5 out of 5 stars Superbly illustrated   May 25, 2008
  10 out of 10 found this review helpful

This publication is an expanded edition of "Eric Fischl 1970-2000". In the opening essay Arthur C Danto helps us see the artist in context from his student days in the 1970s, when painting was almost an anathema, through his early work and to his notorious painting, "Sleepwalker", which brought him to the public's attention, and to his mature paintings. Selected paintings are discussed in more detail mainly with reference to their content and meaning. The discussion covers forty years of the artist's work and is supported with many quotes by the artist. The second very short essay by Robert Enright further discusses Fischl's work with specific reference to the artist's aims.

The bulk of the book "Fischl on Fischl" comprises examples of the artist's work accompanied by his comments taken from an interview with Robert Enright conducted in 2000 and 2007. The comments sometimes relate specifically to the painting alongside which they appear, but often are more general.

Finally there is a short and witty personal commentary on the painting "Barbeque" by collector of Fischl's work, the actor Steve Martin. The book concludes with a Biography; Exhibition History and a list of Collectors. There is no general index, and no index to the paintings illustrated in the book.

The book is illustrated almost entirely in colour throughout and contains over 250 examples of Fischl's work from his early efforts through to his mature work. The main section "Fischl on Fischl", pp 31 to 338, contains the bulk of these, with picture on virtually every page; most approach full page in size (allowing for margins), but a few are reproduced unnecessarily quite small. While most of the work consists of paintings in oils there are also some drawings, water colours and a few bronzes. Fischl's work is figurative in both senses, and often provocatively sexual in nature, but irresistibly appealing with his free approach and strong sense of light and shade.

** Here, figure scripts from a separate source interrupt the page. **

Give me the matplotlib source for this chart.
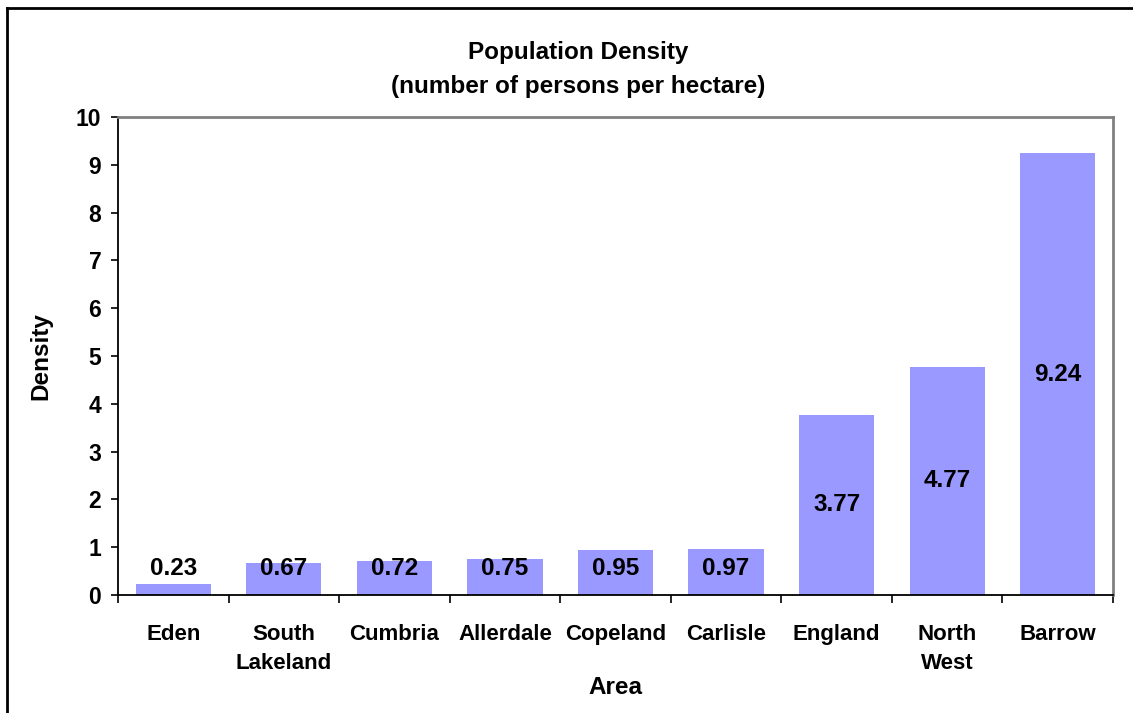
import matplotlib.pyplot as plt
import numpy as np
from matplotlib.lines import Line2D

plt.rcParams['font.family'] = ['Liberation Sans', 'DejaVu Sans']
plt.rcParams['font.weight'] = 'bold'

areas = ["Eden", "South\nLakeland", "Cumbria", "Allerdale", "Copeland",
         "Carlisle", "England", "North\nWest", "Barrow"]
density = [0.23, 0.67, 0.72, 0.75, 0.95, 0.97, 3.77, 4.77, 9.24]
yticks = [0, 1, 2, 3, 4, 5, 6, 7, 8, 9, 10]

W, H = 1133, 713
fig = plt.figure(figsize=(W / 100, H / 100), dpi=100)
ax = fig.add_axes([118/W, 1 - 595/H, (1113 - 118)/W, (595 - 117)/H])

x = np.arange(len(areas))
ax.bar(x, density, width=0.68, color='#9999FF', zorder=2)

# value labels centred in bars, kept clear of the axis for short bars
for xi, v in zip(x, density):
    ax.text(xi, max(v / 2, 0.55), f"{v:.2f}", ha='center', va='center',
            fontsize=17.5, fontweight='bold', zorder=3)

ax.set_xlim(-0.5, len(areas) - 0.5)
ax.set_ylim(0, 10)
ax.set_yticks(yticks)
ax.set_yticklabels([str(t) for t in yticks], fontsize=16.5, fontweight='bold')
ax.tick_params(axis='y', direction='out', length=5, width=1.2, pad=7)

ax.set_xticks(x)
ax.set_xticklabels(areas, fontsize=16, fontweight='bold', linespacing=1.5)
ax.tick_params(axis='x', which='major', length=0, pad=21)
ax.set_xticks(np.arange(len(areas) + 1) - 0.5, minor=True)
ax.tick_params(axis='x', which='minor', direction='out', length=6, width=1.2)

for side in ['left', 'bottom']:
    ax.spines[side].set_color('black')
    ax.spines[side].set_linewidth(1.3)
for side in ['top', 'right']:
    ax.spines[side].set_color('#808080')
    ax.spines[side].set_linewidth(2)

# titles and axis names
fig.text(578/W, 1 - 53/H, "Population Density", ha='center', va='center',
         fontsize=17.5, fontweight='bold')
fig.text(578/W, 1 - 87/H, "(number of persons per hectare)", ha='center', va='center',
         fontsize=17.5, fontweight='bold')
fig.text(615/W, 1 - 688/H, "Area", ha='center', va='center',
         fontsize=17.5, fontweight='bold')
fig.text(41/W, 1 - 356/H, "Density", ha='center', va='center', rotation=90,
         fontsize=17.5, fontweight='bold')

# chart frame
fx = 7 / W
fy = 1 - 8 / H
fig.add_artist(Line2D([fx, fx], [0, fy], color='black', lw=2, transform=fig.transFigure))
fig.add_artist(Line2D([fx, 1], [fy, fy], color='black', lw=2, transform=fig.transFigure))

fig.savefig("out.png", dpi=100)
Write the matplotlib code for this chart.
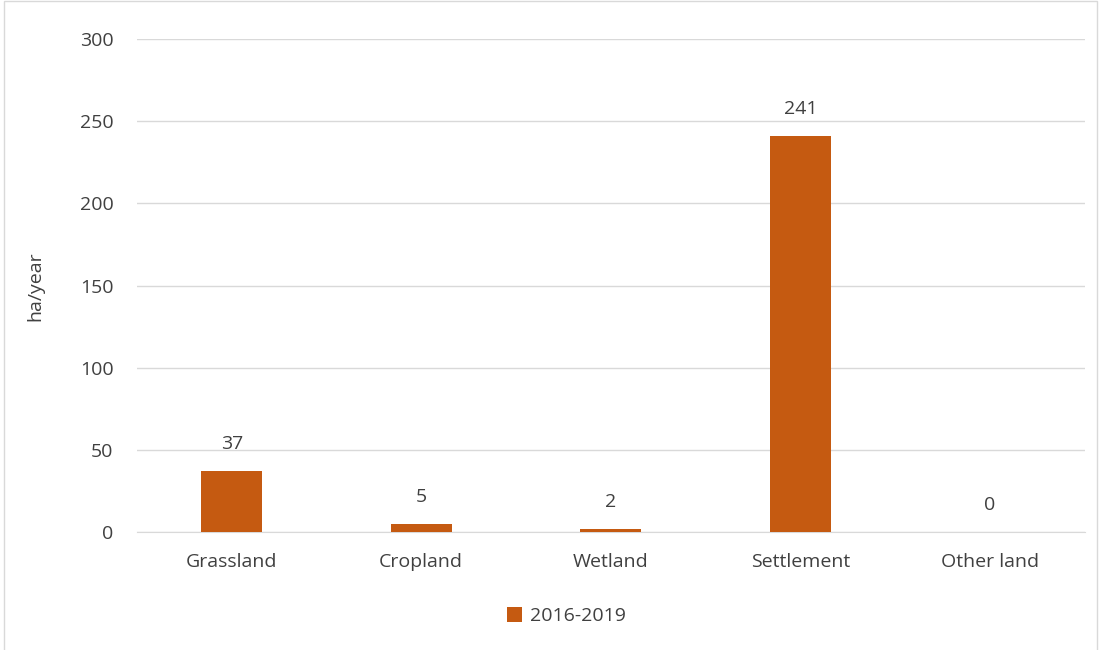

This is certainly a very fine volume. I would like to have had more about Fischl's practical approach to his work, although it is very good to have his own thoughts on several paintings and what he was aiming for; and given the often large scale if his canvases it would have been informative to have had a few examples of close-up detail, I also found Danto's frequent references to himself distracting; but these are minor criticisms, although the omission of an index to the paintings is rather more irritating. However it is superbly illustrated with an abundance of Fischl's output; and well worth it for that alone ~ highly recommended.



5 out of 5 stars Well Worth the Wait!   May 25, 2008
  4 out of 4 found this review helpful

Fischl must be one of the world's greatest living figurative painters and this fantastic collection of his work has been well worth the long wait for publication. It's that rare thing in an art book, top quality reproduction of the artwork with decent sized plates on quality paper, a fairly informative text and not overflowing with the gibberish commentaries that plague many artist's monographs,

I first became aware of Fischl's work some fifteen to twenty years ago when I came upon a reproduction of The Pizza Eater in a cheap book of one hundred paintings of merit or some such nonsense and was immediately struck by both his sheer physical TALENT and the raw and challenging nature of his subject matter. A young pre-pubescent girl wanders naked on the beach, eating her pizza, oblivious to the leers of two teenage boys in the foreground. It's like walking into a meld Edward Hopper, Balthus and Lucien Freud with the savagery of Francis Bacon thrown in for good measure. Talk about being blown away!

Anyway, over the years I've found more work by him, slowly building up a knowledge of his painting, holding him up as a master to aspire to, and, for the last six months, waiting for this book to be published and delivered and it has finally arrived, and I feel like a junkie being let out of rehab with a thousand pounds in my pocket. Seeing anyone's entire output at one sitting is breath-taking, seeing Fischl's is just too much. I have to keep shutting the book and going back to it, indulging in sheer unashamed gluttony after years of famine.

If you only buy one art book in your life think about buying this one!